Laut einem Experten eines Unternehmens, das sich mit solchen Betrugsversuchen befasst, verkaufen einige Dienste dieser Art gebrauchsfertige Sets, die sowohl gefälschte Dokumente als auch Fotos und Videos ihrer gefälschten Besitzer enthalten.
Auf diese Weise erleichtern KI-Tools und solche Inhaltssammlungen Betrügern die Arbeit. Noch vor wenigen Jahren waren Money Mules – echte Menschen, die schmutziges Geld direkt entgegen nahmen, Konten eröffneten und Überweisungen oder Bargeldabhebungen tätigten – das schwächste Glied bei kriminellen Machenschaften.
Jetzt werden solche „physischen Maultiere“ zunehmend überflüssig. Kriminelle müssen nicht mehr mit unzuverlässigen „Fleischhaufen“ interagieren, die für die Strafverfolgung anfällig sind. Es genügt, eine bestimmte Anzahl von digitalen Klonen für die gleichen Zwecke zu erstellen und dann Finanzdienstleistungen ins Visier zu nehmen, die es Ihnen ermöglichen, Konten zu eröffnen und Transaktionen vollständig aus der Ferne durchzuführen.
Was kommt als nächstes?
In Zukunft wird die Leichtigkeit, mit der die derzeitigen KYC-Verfahren umgangen werden können, wahrscheinlich zwei Konsequenzen haben. Einerseits werden Finanzunternehmen zusätzliche Mechanismen zur Überprüfung von Fotos und Videos einführen, die von Remote-Kunden bereitgestellt werden, basierend auf der Erkennung von Anzeichen für KI-Fälschungen.
Auf der anderen Seite werden die Aufsichtsbehörden wahrscheinlich die Anforderungen für vollständig aus der Ferne durchgeführte Finanzgeschäfte verschärfen. Es ist also gut möglich, dass die Einfachheit und der Komfort von Online-Finanzdiensten, an die wir uns bereits gewöhnt haben, durch künstliche Intelligenz bedroht werden.

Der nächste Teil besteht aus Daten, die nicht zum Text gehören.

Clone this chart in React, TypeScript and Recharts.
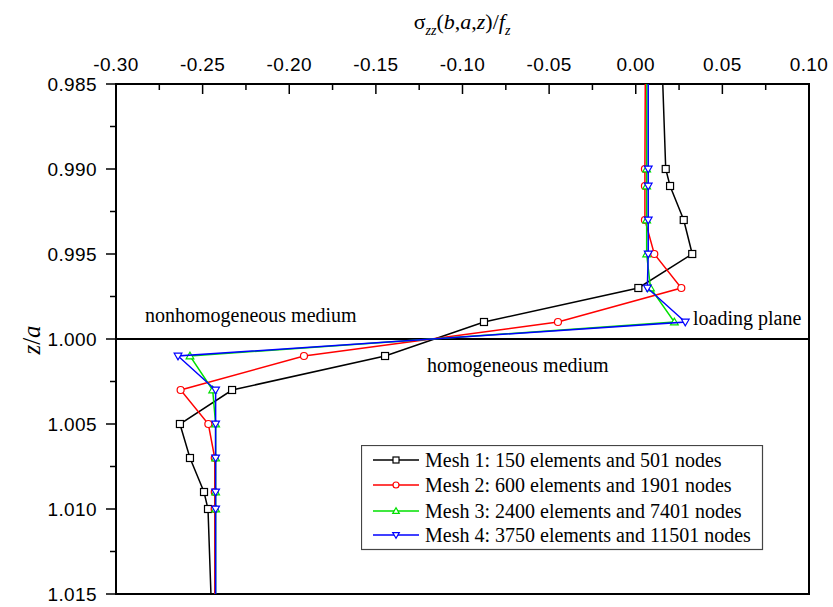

Leider ist das aber noch nicht alles. Wie Experten anmerken, untergräbt die weit verbreitete Verfügbarkeit von KI-Tools zur Erstellung von Foto-, Video- und Audioinhalten das Vertrauen in die digitale Interaktion zwischen Menschen grundlegend. Je höher die Qualität der KI-Kreationen ist, desto schwieriger ist es, dem zu trauen, was wir auf unseren Smartphones und Computern sehen.